**Data for this exercise:**

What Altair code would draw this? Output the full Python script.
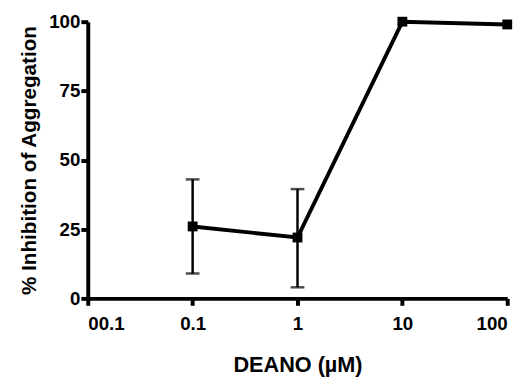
import altair as alt
import pandas as pd

conc = [0.1, 1, 10, 100]
inhibition = [26, 22, 100, 99]
err_low = [9, 4, None, None]
err_high = [43, 39.5, None, None]

x_ticks = [0.01, 0.1, 1, 10, 100]
x_tick_labels = ["00.1", "0.1", "1", "10", "100"]
y_ticks = [0, 25, 50, 75, 100]

df = pd.DataFrame({"conc": conc, "inh": inhibition, "lo": err_low, "hi": err_high})
df_err = df.dropna()

label_expr = " : ".join(
    [f"datum.value < {v * 1.5} ? '{l}'" for v, l in zip(x_ticks, x_tick_labels)]
) + " : ''"

FONT = "Liberation Sans"

x_enc = alt.X(
    "conc:Q",
    scale=alt.Scale(type="log", domain=[0.01, 100]),
    axis=alt.Axis(
        values=x_ticks,
        labelExpr=label_expr,
        title="DEANO (µM)",
        grid=False,
        domainWidth=4,
        domainColor="black",
        tickColor="black",
        tickWidth=4,
        tickSize=7,
        labelFont=FONT,
        labelFontSize=19,
        labelFontWeight="bold",
        labelColor="black",
        labelPadding=10,
        titleFont=FONT,
        titleFontSize=22,
        titleFontWeight="bold",
        titleColor="black",
        titlePadding=21,
    ),
)
y_axis = alt.Axis(
    values=y_ticks,
    title="% Inhibition of Aggregation",
    grid=False,
    domainWidth=4,
    domainColor="black",
    tickColor="black",
    tickWidth=4,
    tickSize=7,
    labelFont=FONT,
    labelFontSize=19,
    labelFontWeight="bold",
    labelColor="black",
    labelPadding=1,
    titleFont=FONT,
    titleFontSize=21,
    titleFontWeight="bold",
    titleColor="black",
    titlePadding=9,
)
y_scale = alt.Scale(domain=[0, 100])

base = alt.Chart(df)
line = base.mark_line(color="black", strokeWidth=4).encode(
    x=x_enc, y=alt.Y("inh:Q", scale=y_scale, axis=y_axis)
)
pts = base.mark_square(color="black", size=100, opacity=1).encode(
    x="conc:Q", y="inh:Q"
)
err = alt.Chart(df_err).mark_rule(color="black", strokeWidth=2.5).encode(
    x="conc:Q", y="lo:Q", y2="hi:Q"
)
cap_lo = alt.Chart(df_err).mark_tick(color="black", thickness=2.5, size=14, orient="horizontal").encode(
    x="conc:Q", y="lo:Q"
)
cap_hi = alt.Chart(df_err).mark_tick(color="black", thickness=2.5, size=14, orient="horizontal").encode(
    x="conc:Q", y="hi:Q"
)

chart = (
    alt.layer(err, cap_lo, cap_hi, line, pts)
    .properties(
        width=426,
        height=281,
        autosize=alt.AutoSizeParams(type="none"),
        padding={"left": 81, "top": 11, "right": 16, "bottom": 82},
    )
    .configure_view(stroke=None)
)

chart.save("out.html", embed_options={"renderer": "svg", "actions": False})
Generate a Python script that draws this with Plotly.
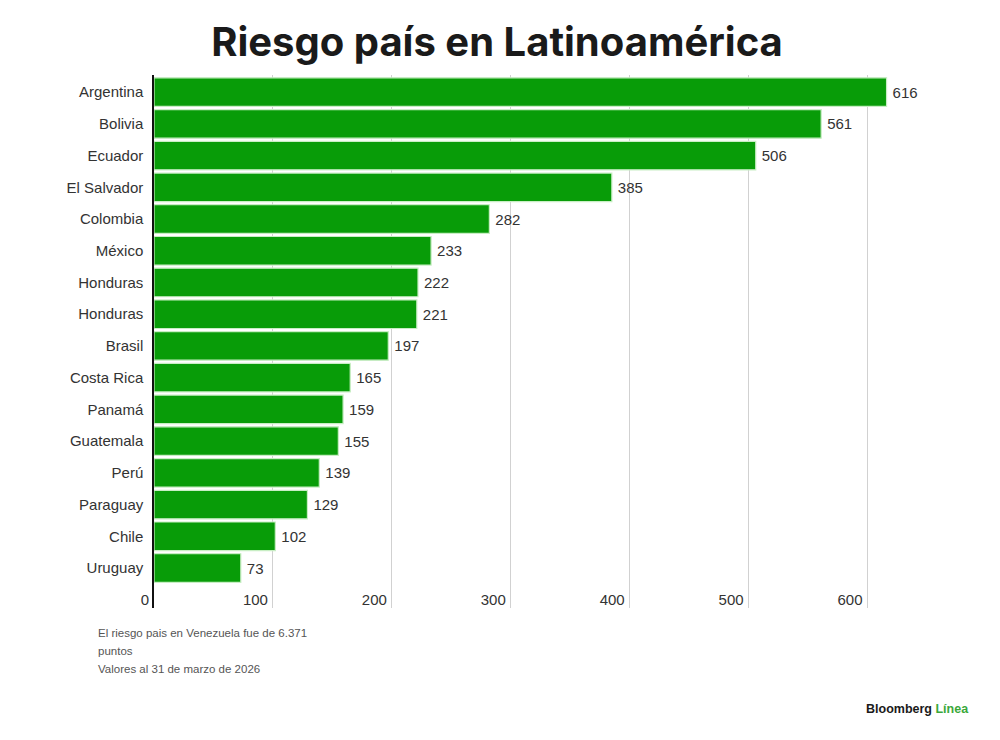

**Required task:**
From the records given above, reproduce all text exactly and exclude each picture.

**Exercise response:**
What Altair code would draw this? Output the full Python script.
import altair as alt
import pandas as pd

conc = [0.1, 1, 10, 100]
inhibition = [26, 22, 100, 99]
err_low = [9, 4, None, None]
err_high = [43, 39.5, None, None]

x_ticks = [0.01, 0.1, 1, 10, 100]
x_tick_labels = ["00.1", "0.1", "1", "10", "100"]
y_ticks = [0, 25, 50, 75, 100]

df = pd.DataFrame({"conc": conc, "inh": inhibition, "lo": err_low, "hi": err_high})
df_err = df.dropna()

label_expr = " : ".join(
    [f"datum.value < {v * 1.5} ? '{l}'" for v, l in zip(x_ticks, x_tick_labels)]
) + " : ''"

FONT = "Liberation Sans"

x_enc = alt.X(
    "conc:Q",
    scale=alt.Scale(type="log", domain=[0.01, 100]),
    axis=alt.Axis(
        values=x_ticks,
        labelExpr=label_expr,
        title="DEANO (µM)",
        grid=False,
        domainWidth=4,
        domainColor="black",
        tickColor="black",
        tickWidth=4,
        tickSize=7,
        labelFont=FONT,
        labelFontSize=19,
        labelFontWeight="bold",
        labelColor="black",
        labelPadding=10,
        titleFont=FONT,
        titleFontSize=22,
        titleFontWeight="bold",
        titleColor="black",
        titlePadding=21,
    ),
)
y_axis = alt.Axis(
    values=y_ticks,
    title="% Inhibition of Aggregation",
    grid=False,
    domainWidth=4,
    domainColor="black",
    tickColor="black",
    tickWidth=4,
    tickSize=7,
    labelFont=FONT,
    labelFontSize=19,
    labelFontWeight="bold",
    labelColor="black",
    labelPadding=1,
    titleFont=FONT,
    titleFontSize=21,
    titleFontWeight="bold",
    titleColor="black",
    titlePadding=9,
)
y_scale = alt.Scale(domain=[0, 100])

base = alt.Chart(df)
line = base.mark_line(color="black", strokeWidth=4).encode(
    x=x_enc, y=alt.Y("inh:Q", scale=y_scale, axis=y_axis)
)
pts = base.mark_square(color="black", size=100, opacity=1).encode(
    x="conc:Q", y="inh:Q"
)
err = alt.Chart(df_err).mark_rule(color="black", strokeWidth=2.5).encode(
    x="conc:Q", y="lo:Q", y2="hi:Q"
)
cap_lo = alt.Chart(df_err).mark_tick(color="black", thickness=2.5, size=14, orient="horizontal").encode(
    x="conc:Q", y="lo:Q"
)
cap_hi = alt.Chart(df_err).mark_tick(color="black", thickness=2.5, size=14, orient="horizontal").encode(
    x="conc:Q", y="hi:Q"
)

chart = (
    alt.layer(err, cap_lo, cap_hi, line, pts)
    .properties(
        width=426,
        height=281,
        autosize=alt.AutoSizeParams(type="none"),
        padding={"left": 81, "top": 11, "right": 16, "bottom": 82},
    )
    .configure_view(stroke=None)
)

chart.save("out.html", embed_options={"renderer": "svg", "actions": False})
Generate a Python script that draws this with Plotly.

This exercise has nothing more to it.